Stefan Wagner kümmert sich ehrenamtlich um Wohnungs- und Obdachlose in Speyer. Das Schicksal von manchen Familien geht ihm besonders nahe.
In diesen Tagen schaut SWR1 besonders auf engagierte Menschen im Land, die Gutes tun und sich für andere einsetzen. Zum Beispiel Stefan Wagner, der sich schon seit fast 15 Jahren ehrenamtlich um Wohnungs- und Obdachlose in Speyer kümmert. Vor etwa vier Jahren gründete er die Soziale Anlaufstelle Speyer für alle Menschen, die Hilfe benötigen. Wir haben mit Wagner über seine Erfahrungen gesprochen.
SWR1: Sie und Ihr Team bieten einiges an Hilfe an. Und das geht deutlich über einen warmen Kaffee hinaus.
Stefan Wagner: Richtig, wir bieten für Menschen, die wohnungs- und obdachlos sind einiges: vom Duschen, Frühstücken über Kleidung und Lebensmittel oder einen neuen Haarschnitt – wir haben ein Komplettpaket für diese Menschen.
SWR1: Insgesamt sind Sie 15 Leute in Ihrem Helfer-Team. Was hören Sie von Ihren Gästen, von den Menschen, die zu Ihnen kommen? Was haben sie für Geschichten?
Wagner: Es ist meistens ein Schicksalsschlag, der zu der Situation führt: ein Todesfall in der Familie, Job verloren, Wohnung verloren. Und dann geht diese Abwärtsspirale los. Da wollen wir einwirken, dass die Leute vielleicht wieder aus dieser Spirale herauskommen.
Folgen von Inflation und Energiekrise? Obdachlosen-Projekt in Speyer erhält immer weniger Spenden
Viele Menschen müssen sparen. Das bekommen auch soziale Projekte in der Pfalz zu spüren, die auf Spenden angewiesen sind. So auch die Soziale Anlaufstelle für Obdachlose in Speyer.
SWR1: Was passiert da, was läuft schief? Es gibt ja Bürgergeld und ähnliche Unterstützung.
Wagner: Das Problem ist, dass die Politik es den Menschen viel zu schwer macht. Es gibt gute Angebote, aber der Gang zum Amt hat per se nichts mit Menschenwürde zu tun. Wenn jemand obdachlos ist und zum Beispiel im Wald schläft, kann ich mit dem nicht um viertel nach neun einen Termin vereinbaren, dass er bitte vorbeikommt. Das ist völlig an der Realität dieser Menschen vorbei.
Wir sind der Auffassung, wir müssen es zuerst anonym machen, dass diese Menschen dort bei uns abgeholt werden. Dann kann man dieses Leistungsangebot gezielt beantragen. Aber man muss diese Menschen erst an die Hand nehmen, mit Vertrauen in der Situation helfen und sie stabilisieren. Und dann kann der nächste Schritt erfolgen.

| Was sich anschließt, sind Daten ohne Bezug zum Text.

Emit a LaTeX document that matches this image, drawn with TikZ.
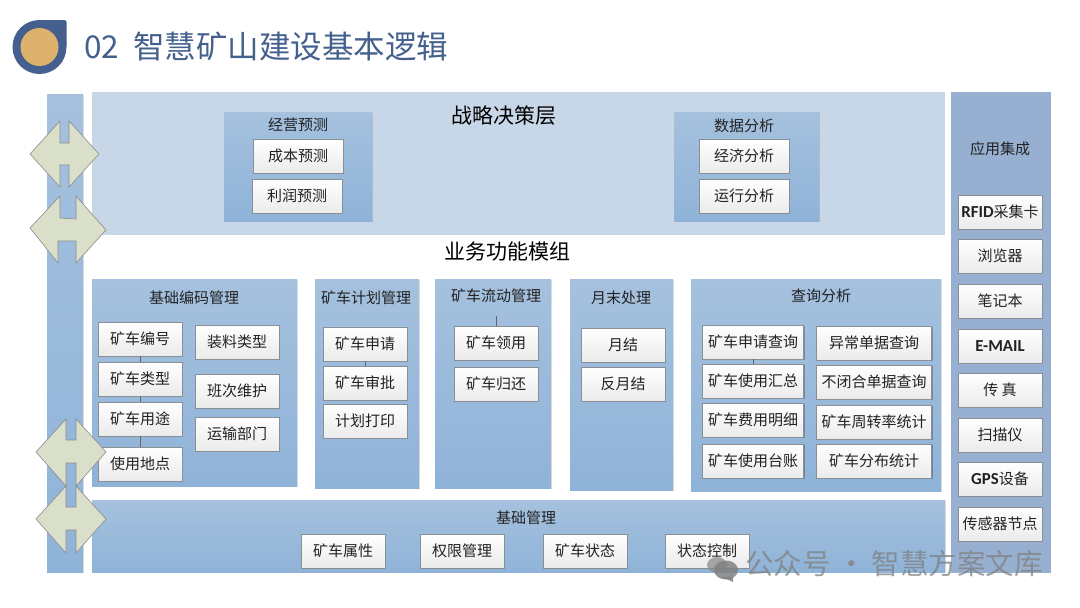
\documentclass[tikz,border=0pt]{standalone}
\usepackage{fontspec}
\setmainfont{Noto Sans CJK SC}
\newfontfamily\latinb{Carlito}[Scale=1.12]
\usetikzlibrary{shadows}
\definecolor{panelTop}{HTML}{A5C1DE}
\definecolor{panelBot}{HTML}{8FB3D8}
\definecolor{lightpanel}{HTML}{C8D7E8}
\definecolor{rightpanel}{HTML}{97B0D1}
\definecolor{arrowfill}{HTML}{D9DFC9}
\definecolor{titleblue}{HTML}{44608C}
\definecolor{logoblue}{HTML}{455F8E}
\definecolor{logogold}{HTML}{DDB26D}
\definecolor{boxline}{HTML}{8A8F96}
\definecolor{txt}{HTML}{222222}
\tikzset{
  x=1pt,y=-1pt,
  panel/.style={draw=none,top color=panelTop,bottom color=panelBot,rectangle,inner sep=0pt,drop shadow={shadow xshift=1pt,shadow yshift=-1pt,fill=black,opacity=.12}},
  itembox/.style={draw=boxline,line width=0.7pt,top color=white,bottom color=black!8,rectangle,inner sep=0pt,minimum width=#1,minimum height=34pt,font=\fontsize{15}{17}\selectfont,text=txt,drop shadow={shadow xshift=1pt,shadow yshift=-1pt,fill=black,opacity=.25}},
  itembox/.default=84pt,
  head/.style={font=\fontsize{15}{17}\selectfont,text=txt,inner sep=0pt},
  bighead/.style={font=\fontsize{21}{23}\selectfont,text=black,inner sep=0pt},
  dblarrow/.style={draw=black!45,line width=0.6pt,fill=arrowfill},
  link/.style={draw=black!60,line width=0.7pt},
}
\begin{document}
\begin{tikzpicture}
\useasboundingbox (0,0) rectangle (1080,608);
\fill[white] (0,0) rectangle (1080,608);
% logo
\fill[logoblue] (39.5,47) circle[radius=27];
\fill[logoblue,rounded corners=1.5pt] (39.5,20) rectangle (66.5,47);
\node[circle,fill=logogold,minimum size=38pt,inner sep=0pt] (logo) at (39.5,47) {};
\node[anchor=west,inner sep=0pt,text=titleblue,font=\fontsize{31.5}{34}\selectfont] (title) at (84,46) {02\ \ 智慧矿山建设基本逻辑};
% left bar
\node[panel,minimum width=36pt,minimum height=478pt,anchor=north west] (leftbar) at (47,94) {};
% top
\node[rectangle,fill=lightpanel,draw=none,minimum width=853pt,minimum height=143pt,anchor=north west] (strategy) at (92,92) {};
\node[bighead] (stratT) at (504,116) {战略决策层};
\node[panel,minimum width=148pt,minimum height=109pt,anchor=north west] (p1) at (224,112) {};
\node[head] (p1T) at (298,125) {经营预测};
\node[itembox=90pt] (a1) at (298,156) {成本预测};
\node[itembox=90pt] (a2) at (297,196) {利润预测};
\node[panel,minimum width=145pt,minimum height=109pt,anchor=north west] (p2) at (674,112) {};
\node[head] (p2T) at (744,126) {数据分析};
\node[itembox=90pt] (b1) at (744,156) {经济分析};
\node[itembox=90pt] (b2) at (744,196) {运行分析};
\node[bighead] (bizT) at (507,252) {业务功能模组};
% base code
\node[panel,minimum width=205pt,minimum height=207pt,anchor=north west] (c0) at (92,279) {};
\node[head] (c0T) at (194,298) {基础编码管理};
\node[itembox] (c1) at (140,339) {矿车编号};
\node[itembox] (c2) at (140,379) {矿车类型};
\node[itembox] (c3) at (140,419) {矿车用途};
\node[itembox] (c4) at (140,464) {使用地点};
\draw[link] (c1) -- (c2);
\draw[link] (c2) -- (c3);
\draw[link] (c3) -- (c4);
\node[itembox] (c5) at (237,342) {装料类型};
\node[itembox] (c6) at (237,391) {班次维护};
\node[itembox] (c7) at (237,434) {运输部门};
% plan
\node[panel,minimum width=104pt,minimum height=209pt,anchor=north west] (d0) at (315,279) {};
\node[head] (d0T) at (366,298) {矿车计划管理};
\node[itembox] (d1) at (365,344) {矿车申请};
\node[itembox] (d2) at (365,383) {矿车审批};
\node[itembox] (d3) at (365,421) {计划打印};
\draw[link] (d1) -- (d2);
% flow
\node[panel,minimum width=116pt,minimum height=209pt,anchor=north west] (e0) at (435,279) {};
\node[head] (e0T) at (496,296) {矿车流动管理};
\node[itembox] (e1) at (496,343) {矿车领用};
\node[itembox] (e2) at (496,384) {矿车归还};
\coordinate (e1up) at (496,316);
\draw[link] (e1up) -- (e1);
% month
\node[panel,minimum width=103pt,minimum height=211pt,anchor=north west] (f0) at (570,279) {};
\node[head] (f0T) at (621,298) {月末处理};
\node[itembox] (f1) at (623,345) {月结};
\node[itembox] (f2) at (623,384) {反月结};
% query
\node[panel,minimum width=250pt,minimum height=212pt,anchor=north west] (g0) at (691,279) {};
\node[head] (g0T) at (821,296) {查询分析};
\node[itembox=101pt] (g1) at (753,342) {矿车申请查询};
\node[itembox=101pt] (g2) at (753,381) {矿车使用汇总};
\node[itembox=101pt] (g3) at (753,420) {矿车费用明细};
\node[itembox=101pt] (g4) at (753,461) {矿车使用台账};
\draw[link] (g1) -- (g2);
\node[itembox=115pt] (h1) at (874,343) {异常单据查询};
\node[itembox=115pt] (h2) at (874,382) {不闭合单据查询};
\node[itembox=115pt] (h3) at (874,422) {矿车周转率统计};
\node[itembox=115pt] (h4) at (874,461) {矿车分布统计};
% base
\node[panel,minimum width=853pt,minimum height=72pt,anchor=north west] (base) at (92,500) {};
\node[head] (baseT) at (526,518) {基础管理};
\node[itembox] (i1) at (343,551) {矿车属性};
\node[itembox] (i2) at (462,551) {权限管理};
\node[itembox] (i3) at (585,551) {矿车状态};
\node[itembox] (i4) at (707,551) {状态控制};
% right
\node[rectangle,fill=rightpanel,draw=none,minimum width=100pt,minimum height=481pt,anchor=north west] (r0) at (951,92) {};
\node[head] (r0T) at (1000,149) {应用集成};
\node[itembox] (r1) at (1000,212) {{\latinb\bfseries RFID}采集卡};
\node[itembox] (r2) at (1000,256) {浏览器};
\node[itembox] (r3) at (1000,301) {笔记本};
\node[itembox] (r4) at (1000,346) {{\latinb\bfseries E-MAIL}};
\node[itembox] (r5) at (1000,390) {传\ 真};
\node[itembox] (r6) at (1000,435) {扫描仪};
\node[itembox] (r7) at (1000,479) {{\latinb\bfseries GPS}设备};
\node[itembox] (r8) at (1000,524) {传感器节点};
% arrows
\draw[dblarrow] (30,154) -- (60,121) -- (60,143) -- (69,143) -- (69,121) -- (99,154) -- (69,187) -- (69,165) -- (60,165) -- (60,187) -- cycle;
\draw[dblarrow] (30,228) -- (60,196) -- (60,218) -- (76,219) -- (76,196) -- (106,230) -- (76,263) -- (76,241) -- (58,241) -- (58,263) -- cycle;
\draw[dblarrow] (36,452) -- (66,419) -- (66,440) -- (76,440) -- (76,419) -- (106,452) -- (76,486) -- (76,463) -- (66,463) -- (66,486) -- cycle;
\draw[dblarrow] (36,519) -- (66,486) -- (66,507) -- (76,507) -- (76,486) -- (106,519) -- (76,553) -- (76,530) -- (66,530) -- (66,553) -- cycle;
% watermark
\fill[black!45,opacity=.75] (717,565) ellipse[x radius=10,y radius=8];
\fill[black!50,opacity=.85] (726,570) ellipse[x radius=12,y radius=9.5];
\fill[black!50,opacity=.85] (722,577) -- (733,577) -- (733,582) -- cycle;
\node[anchor=west,inner sep=0pt,text=black!50,opacity=.75,font=\fontsize{28.5}{30}\selectfont] (wm) at (745,564) {公众号 · 智慧方案文库};
\end{tikzpicture}
\end{document}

SWR1: Was beschäftigt die obdachlosen Menschen im Moment am meisten?
Wagner: Viele wollen zurück in eine Wohnung. Aber die Wohnungen sind nicht bezahlbar und es gibt nicht genug Wohnraum. Dann gehen die Leute leider in Gemeinschaftsunterkünfte. Und das sind leider keine Orte, wo Menschen gerne sind. Da verstehe ich, dass viele dann sagen, ich wähle die Obdachlosigkeit und bleibe lieber draußen.
SWR1: Gibt es Situationen, die Ihnen besonders nahegehen?
Wagner: Ja, wir haben auch eine Unterkunft in Speyer, in der Familien untergebracht sind. Wenn man sieht, dass eine Familie aus der Wohnung raus muss, dann über Jahre in einer Notunterkunft bleiben muss, weil der Wohnungsmarkt nichts hergibt, dann berührt einen das als Familienvater noch einmal besonders.
Wir haben in Deutschland sehr viele Krisen. Wenn eine neue Krise dazukommt, sehe ich, dass die Politik da viel, viel schneller handlungsfähig ist als bei diesen Menschen, deren Probleme jetzt über Jahrzehnte andauern. Da sehe ich keine deutliche Veränderung. In anderen Krisen wird schnell geschaltet. Aber hier ist die Politik einfach hintendran.
Das Gespräch führte SWR1 Moderator Michael Lueg.
Was ist das SAS in Speyer?
Die Soziale Anlaufstelle Speyer (SAS) ist 2020 in einem ehemaligen Kiosk am Festplatz entstanden. Für die Unterhaltskosten kommt seitdem die Stadt Speyer auf. Die SAS ist für Obdachlose und andere Bedürftige zweimal pro Woche geöffnet, immer dienstags und freitags.